To ensure we comply with the datomic license ensure this tar file, and specifically the jar file contained therein is never distributed to a public server for download, as this would violate the terms of any preparatory Congnitech Datomic license.

Usage

Development

A command line utility has been developed for ease of usage:

URL_OF_TRANSACTOR="datomic:dev://localhost:4334/*"

lein run --url $URL_OF_TRANSACTOR <command>

--url is a required option for most sub-commands, it should be of the form of:

datomic:<storage-backend-alias>://<hostname>:<port>/<db-name>

Alternatively, for extra speed, one can use the Clojure routines directly from a repl session:

# start the repl (Read Eval Print Loop)
lein repl

Example of invoking a sub-command:

(list-databases {:url (System/getenv "URL_OF_TRANSACTOR")})

Staging/Production

Run pseudoace with the same arguments as you would when using lein run:

java -jar pseudoace-$GIT_RELEASE_TAG.jar -v

Import process

Prepare import

Create the database and parse .ace dump-files into EDN.

Example:

java -jar pseudoace-$GIT_RELEASE_TAG.jar \
     --url $DATOMIC_URL \
	 --acedump-dir ACEDUMP_DIR \
	 --log-dir LOG_DIR \
	 -v prepare-import

The prepare-import sub-command:

  • Creates a new database at the specified --url
  • Converts .ace dump-files located in --acedump-dir into pseudo EDN files located in --log-dir.
  • Creates the database schema from the annotated ACeDB models file specified by --model.
  • Optionally dumps the newly created database schema to the file specified by --schema-filename.

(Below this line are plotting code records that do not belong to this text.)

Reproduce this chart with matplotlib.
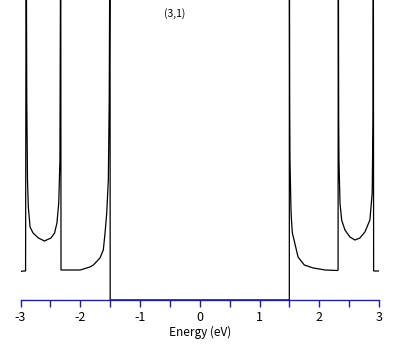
import matplotlib
matplotlib.use("Agg")
import matplotlib.pyplot as plt
from matplotlib.ticker import MultipleLocator

plt.rcParams['font.family'] = ['Noto Sans CJK JP', 'DejaVu Sans']

# Density of states (arbitrary units)
energy = [-3.00, -2.95, -2.915, -2.905, -2.895, -2.883, -2.869, -2.84, -2.79, -2.70,
          -2.60, -2.49, -2.43, -2.39, -2.36, -2.34, -2.327, -2.322, -2.30, -2.20,
          -2.00, -1.84, -1.78, -1.67, -1.614, -1.585, -1.557, -1.53, -1.515, -1.502,
          -1.499,
          1.499, 1.500, 1.505, 1.51, 1.527, 1.535, 1.55, 1.59, 1.645, 1.75,
          1.90, 2.10, 2.30, 2.315, 2.319, 2.325, 2.33, 2.347, 2.375, 2.43,
          2.513, 2.597, 2.68, 2.764, 2.848, 2.886, 2.90, 2.905, 2.91, 2.95, 3.00]
dos = [28.5, 29, 29, 400, 200, 120, 93, 73, 67, 62,
       59, 62, 67, 77, 97, 140, 400, 30, 30, 30,
       30, 33, 35, 42, 50, 67, 87, 120, 200, 400,
       0,
       0, 400, 200, 140, 90, 80, 67, 57, 43, 35,
       32, 30, 29.5, 30, 400, 180, 140, 97, 80, 70,
       63, 60, 62, 68, 80, 107, 180, 400, 29, 29, 29]
gap_energy = [-1.499, 1.499]
gap_dos = [0, 0]

xticks = [-3, -2, -1, 0, 1, 2, 3]
title_text = "(3,1)"
xlabel_text = "Energy (eV)"

fig = plt.figure(figsize=(4.09, 3.45), dpi=100)
ax = fig.add_axes([20.5 / 409, 45 / 345, (379 - 20.5) / 409, 300 / 345])

ax.plot(energy, dos, color='black', lw=0.9, solid_joinstyle='miter')
ax.plot(gap_energy, gap_dos, color='black', lw=0.9)

ax.set_xlim(-3, 3)
ax.set_ylim(0, 300)

for s in ['top', 'left', 'right']:
    ax.spines[s].set_visible(False)
blue = '#1c1cb0'
ax.spines['bottom'].set_color(blue)
ax.spines['bottom'].set_linewidth(1.0)
ax.spines['bottom'].set_zorder(5)

ax.set_yticks([])
ax.set_xticks(xticks)
ax.set_xticklabels([str(t) for t in xticks])
ax.xaxis.set_minor_locator(MultipleLocator(0.5))
ax.tick_params(axis='x', which='both', direction='out', length=5, width=1.0,
               color=blue, labelsize=9, pad=3)

ax.set_xlabel(xlabel_text, fontsize=8.5, labelpad=1)
ax.text(-0.42, 286, title_text, fontsize=7.5, ha='center', va='center')

fig.savefig('out.png', dpi=100)
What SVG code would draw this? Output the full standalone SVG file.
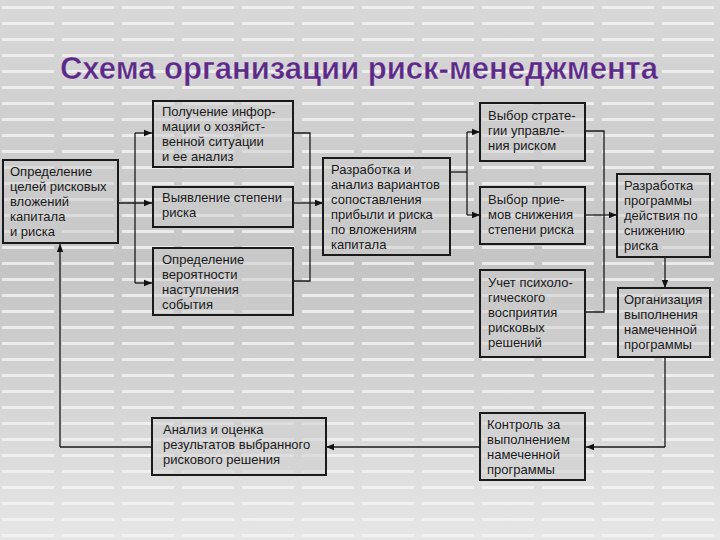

Sort the generated log files

The format of the generated files is:

<ace-db-style_timestamp>

The EDN data is required to sorted by timestamp in order to preserve the time invariant of Datomic:

find $LOG_DIR \
    -type f \
	-name "*.edn.gz" \
	-exec ./sort-edn-log.sh {} +

Import the sorted logs into the database

Transacts the EDN sorted by timestamp in --log-dir to the database specified with --url:

java -jar pseudoace-$GIT_RELEASE_TAG.jar \
	 --log-dir LOG_DIR \
	 -v import-logs

Using a full dump of a recent release of Wormbase, you can expect the import process to take in the region of 8-12 hours depending on the platform you run it on.